The interesting part is arguably some of the more unique stats however.  For instance, the lover stat shows the users who follow the leading influencer in the identified topic at the top of the list.

One quibble with the tool is that it does focus primarily on Twitter as a means of measuring influence.  For instance, few would argue that Henry Chesborough is the most influential figure in the open innovation world, yet he came some way down the league table of influencers.

If you’re looking at finding interesting people on Twitter then the service is indeed a fine one, but it does have a bit of a blindspot where writing is concerned, as it doesn’t take into account any books the people have written, their print presence, maybe even their speaking frequency.

Twtrland

Twtrland is another tool with a similar focus on Twitter, albeit with the ability to pull in data from other social networks, such as Facebook and Instagram.  Their own influencer hunting service is somewhat simpler, providing just three metrics to gauge people against: amplification, reach and relevance.

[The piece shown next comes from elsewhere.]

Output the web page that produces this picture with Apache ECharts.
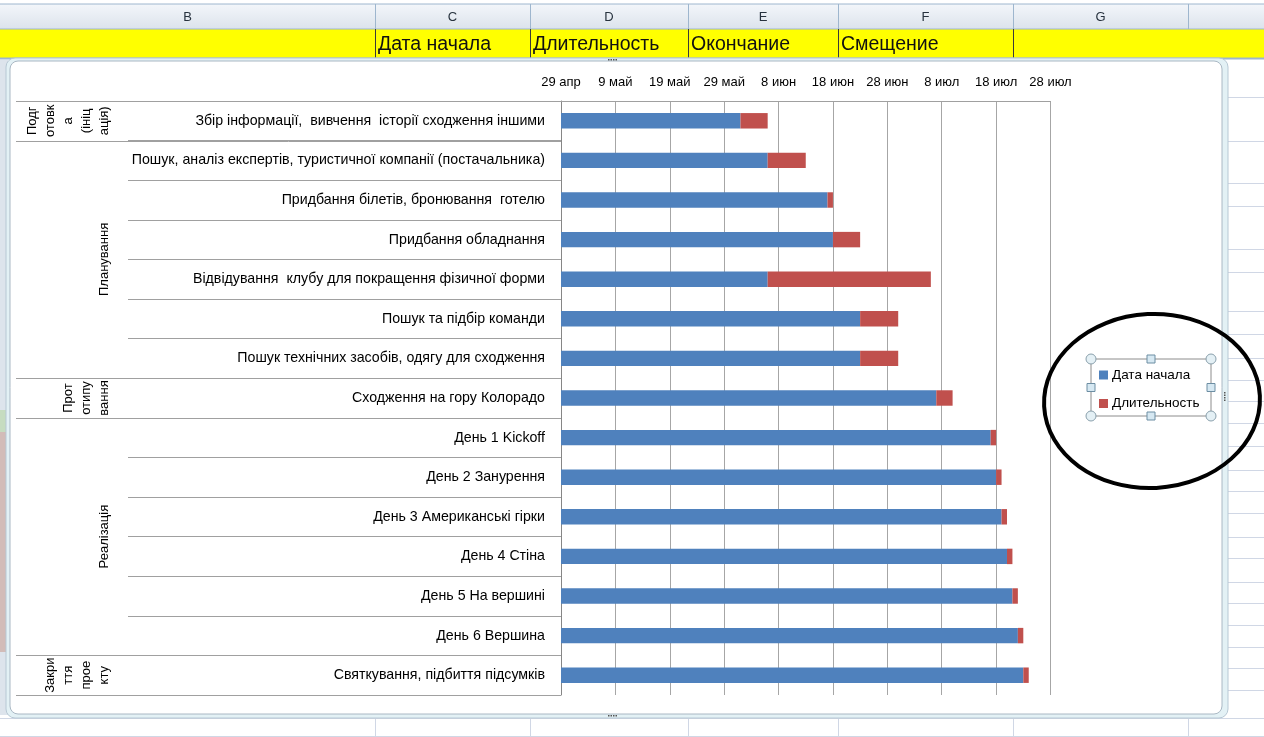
<!DOCTYPE html>
<html><head><meta charset="utf-8">
<script src="https://cdn.jsdelivr.net/npm/echarts@6/dist/echarts.min.js"></script>
<style>html,body{margin:0;padding:0;background:#fff}#c{width:1264px;height:737px}</style>
</head><body><div id="c"></div>
<script>
// ---- data ----
const tasks = [
  'Збір інформації,  вивчення  історії сходження іншими',
  'Пошук, аналіз експертів, туристичної компанії (постачальника)',
  'Придбання білетів, бронювання  готелю',
  'Придбання обладнання',
  'Відвідування  клубу для покращення фізичної форми',
  'Пошук та підбір команди',
  'Пошук технічних засобів, одягу для сходження',
  'Сходження на гору Колорадо',
  'День 1 Kickoff',
  'День 2 Занурення',
  'День 3 Американські гірки',
  'День 4 Стіна',
  'День 5 На вершині',
  'День 6 Вершина',
  'Святкування, підбиття підсумків'
];
const groupLabels = ['Подг\nотовк\nа\n(ініц\nація)', 'Планування', 'Прот\nотипу\nвання', 'Реалізація', 'Закри\nття\nпрое\nкту'];
const groupSizes = [1, 6, 1, 6, 1];
// days after 29 апр (axis minimum)
const startDays = [33, 38, 49, 50, 38, 55, 55, 69, 79, 80, 81, 82, 83, 84, 85];
const durations = [5, 7, 1, 5, 30, 7, 7, 3, 1, 1, 1, 1, 1, 1, 1];
const tickLabels = ['29 апр', '9 май', '19 май', '29 май', '8 июн', '18 июн', '28 июн', '8 июл', '18 июл', '28 июл'];
const seriesNames = ['Дата начала', 'Длительность'];
const columnLetters = ['B', 'C', 'D', 'E', 'F', 'G'];
const headerCells = ['', 'Дата начала', 'Длительность', 'Окончание', 'Смещение', ''];

// ---- sheet layout (decoration) ----
const colEdges = [0, 375, 530, 688, 838, 1013, 1188, 1264];
const FONT = '"Liberation Sans", Arial, sans-serif';

const chart = echarts.init(document.getElementById('c'), null, {renderer: 'canvas'});
const option = {
  animation: false,
  textStyle: {fontFamily: FONT},
  grid: {left: 561, top: 101, right: 213.5, bottom: 42, containLabel: false},
  legend: {
    orient: 'vertical', left: 1099, top: 368, padding: 0, itemWidth: 9, itemHeight: 9, itemGap: 14.5,
    icon: 'rect', data: seriesNames, selectedMode: false,
    textStyle: {fontSize: 13.5, color: '#000', fontFamily: FONT, padding: [0, 0, 0, -1]}
  },
  xAxis: {
    type: 'value', position: 'top', min: 0, max: 90, interval: 10,
    axisLine: {show: true, lineStyle: {color: '#a0a0a0', width: 1}},
    axisTick: {show: false},
    splitLine: {show: true, lineStyle: {color: '#a6a6a6', width: 1}},
    axisLabel: {formatter: v => tickLabels[Math.round(v / 10)], color: '#000', fontSize: 13, margin: 12, fontFamily: FONT}
  },
  yAxis: {
    type: 'category', inverse: true, data: tasks,
    axisLine: {show: true, lineStyle: {color: '#868686', width: 1}},
    axisTick: {show: true, length: 433, interval: 0, lineStyle: {color: '#a0a0a0', width: 1}},
    axisLabel: {interval: 0, color: '#000', fontSize: 14.2, margin: 16, fontFamily: FONT}
  },
  series: [
    {name: seriesNames[0], type: 'bar', stack: 'g', data: startDays, barWidth: '39%',
     itemStyle: {color: '#4f81bd'}},
    {name: seriesNames[1], type: 'bar', stack: 'g', data: durations, barWidth: '39%',
     itemStyle: {color: '#c0504d'}}
  ]
};
chart.setOption(option);

// ---- decorations computed via axis scale ----
const c0 = chart.convertToPixel({yAxisIndex: 0}, tasks[0]);
const c1 = chart.convertToPixel({yAxisIndex: 0}, tasks[1]);
const band = c1 - c0;
const boundary = i => c0 - band / 2 + i * band;
const plotLeft = chart.convertToPixel({xAxisIndex: 0}, 0);

const g = [];
// sheet header
g.push({type: 'rect', z: -20, shape: {x: 0, y: 0, width: 1264, height: 737}, style: {fill: '#ffffff'}});
g.push({type: 'rect', z: -19, shape: {x: 0, y: 4, width: 1264, height: 25},
  style: {fill: new echarts.graphic.LinearGradient(0, 0, 0, 1, [{offset: 0, color: '#f3f6fa'}, {offset: 1, color: '#dce3ec'}])}});
g.push({type: 'line', z: -18, shape: {x1: 0, y1: 4, x2: 1264, y2: 4}, style: {stroke: '#9eb6ce', lineWidth: 1}});
g.push({type: 'rect', z: -19, shape: {x: 0, y: 29, width: 1264, height: 30}, style: {fill: '#ffff00'}});
g.push({type: 'line', z: -18, shape: {x1: 0, y1: 29, x2: 1264, y2: 29}, style: {stroke: '#9eb6ce', lineWidth: 1}});
for (let i = 0; i < columnLetters.length; i++) {
  const x0 = colEdges[i], x1 = colEdges[i + 1];
  g.push({type: 'text', z: -17, style: {x: (x0 + x1) / 2, y: 17, text: columnLetters[i], fill: '#27323e',
    font: '13px ' + FONT, align: 'center', verticalAlign: 'middle'}});
  if (headerCells[i]) {
    g.push({type: 'text', z: -17, style: {x: x0 + 3, y: 45, text: headerCells[i], fill: '#111',
      font: '19.5px ' + FONT, align: 'left', verticalAlign: 'middle'}});
  }
}
for (let i = 1; i < colEdges.length - 1; i++) {
  const x = colEdges[i] + 0.5;
  g.push({type: 'line', z: -18, shape: {x1: x, y1: 4, x2: x, y2: 29}, style: {stroke: '#9eb6ce', lineWidth: 1}});
  if (i <= 5) g.push({type: 'line', z: -18, shape: {x1: x, y1: 29, x2: x, y2: 59}, style: {stroke: '#3a3a3a', lineWidth: 1}});
  g.push({type: 'line', z: -18, shape: {x1: x, y1: 716, x2: x, y2: 737}, style: {stroke: '#d0d7e5', lineWidth: 1}});
}
g.push({type: 'line', z: -18, shape: {x1: 0, y1: 58.5, x2: 1264, y2: 58.5}, style: {stroke: '#9eb6ce', lineWidth: 2}});
// sheet grid outside chart
[97, 141, 183, 206, 249, 272, 311, 334, 358, 380, 401, 423, 446, 470, 491, 513, 537, 558, 582, 603, 625, 647, 668, 690, 718, 736].forEach(y => {
  g.push({type: 'line', z: -18, shape: {x1: 1224, y1: y + 0.5, x2: 1264, y2: y + 0.5}, style: {stroke: '#d0d7e5', lineWidth: 1}});
});
g.push({type: 'line', z: -18, shape: {x1: 0, y1: 718.5, x2: 1264, y2: 718.5}, style: {stroke: '#d0d7e5', lineWidth: 1}});
g.push({type: 'line', z: -18, shape: {x1: 0, y1: 736.5, x2: 1264, y2: 736.5}, style: {stroke: '#d0d7e5', lineWidth: 1}});
g.push({type: 'rect', z: -18, shape: {x: 0, y: 60, width: 8, height: 655}, style: {fill: '#dde4ec'}});
g.push({type: 'rect', z: -18, shape: {x: 0, y: 410, width: 8, height: 22}, style: {fill: '#c6dcc0'}});
g.push({type: 'rect', z: -18, shape: {x: 0, y: 432, width: 8, height: 220}, style: {fill: '#d2bcb8'}});
// chart area
g.push({type: 'rect', z: -12, shape: {x: 6, y: 58, width: 1222, height: 660, r: 9},
  style: {fill: '#e3f1f5', stroke: '#b7c8d4', lineWidth: 1}});
g.push({type: 'rect', z: -11, shape: {x: 10, y: 61, width: 1212, height: 653, r: 8},
  style: {fill: '#ffffff', stroke: '#aab8c4', lineWidth: 1}});
// selection dots on chart frame
function dots(cx, cy, vertical) {
  for (let k = 0; k < 4; k++) {
    g.push({type: 'rect', z: -10, shape: vertical ? {x: cx - 1, y: cy - 4 + k * 2.5, width: 1.5, height: 1.5} : {x: cx - 4 + k * 2.5, y: cy - 1, width: 1.5, height: 1.5},
      style: {fill: '#555'}});
  }
}
dots(612, 60, false); dots(612, 716, false); dots(1225, 396, true);

// category group table
const groupLineX0 = 16;
let acc = 0;
const groupBounds = [0];
groupSizes.forEach(s => { acc += s; groupBounds.push(acc); });
groupBounds.forEach(b => {
  const y = Math.round(boundary(b)) + 0.5;
  g.push({type: 'line', z: 3, shape: {x1: groupLineX0, y1: y, x2: plotLeft, y2: y}, style: {stroke: '#a0a0a0', lineWidth: 1}});
});
for (let i = 0; i < groupLabels.length; i++) {
  const yc = (boundary(groupBounds[i]) + boundary(groupBounds[i + 1])) / 2;
  g.push({type: 'text', z: 3, x: 113, y: yc, rotation: Math.PI / 2,
    style: {x: 0, y: 0, text: groupLabels[i], fill: '#000', font: '13px ' + FONT, lineHeight: 18,
      align: 'center', verticalAlign: 'bottom'}});
}

// legend selection frame
const lf = {x: 1091, y: 359, w: 120, h: 57};
g.push({type: 'rect', z: 40, shape: {x: lf.x, y: lf.y, width: lf.w, height: lf.h}, style: {fill: 'none', stroke: '#8c8c8c', lineWidth: 1}});
[[lf.x, lf.y], [lf.x + lf.w, lf.y], [lf.x, lf.y + lf.h], [lf.x + lf.w, lf.y + lf.h]].forEach(p => {
  g.push({type: 'circle', z: 41, shape: {cx: p[0], cy: p[1], r: 5}, style: {fill: '#e4f0f5', stroke: '#8aa0ac', lineWidth: 1}});
});
[[lf.x + lf.w / 2, lf.y], [lf.x + lf.w / 2, lf.y + lf.h], [lf.x, lf.y + lf.h / 2], [lf.x + lf.w, lf.y + lf.h / 2]].forEach(p => {
  g.push({type: 'rect', z: 41, shape: {x: p[0] - 4, y: p[1] - 4, width: 8, height: 8}, style: {fill: '#d6e8f2', stroke: '#6d8ea3', lineWidth: 1}});
});
// hand-drawn ellipse
g.push({type: 'ellipse', z: 60, rotation: 0.05, originX: 1152, originY: 401,
  shape: {cx: 1152, cy: 401, rx: 108, ry: 87}, style: {fill: 'none', stroke: '#000', lineWidth: 4}});

chart.setOption({graphic: g});
</script>
</body></html>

The front end may not be as comprehensive, but many of the names returned for my search on open innovation were similar to those from the earlier search on Buzzoole, and as with Buzzoole you can filter your results by country, gender and various other demographic style characteristics.

I suppose the thing with any of these tools is how useful they are at discovering people you’re not already familiar with.  If you’re active in your industry then it’s quite possible that you’ll know most of the main players already.  As an active member of the community, you’re also likely to have both Twitter information at hand as well as fields such as blogging, writing, academia, speaking and so on.

I suspect therefore that these kind of tools will primarily be used by agencies looking for a quick insight into a particular field so that they can do work on behalf of a client looking to ‘engage’ with influential people online.

Of course, that isn’t something that either Twtrland or Buzzoole can do much about, and in the task they’re designed for, they do a decent job at highlighting some of the key thinkers in a particular field.  Well worth checking out if you’re in need of a leg up in your environmental analysis of an industry.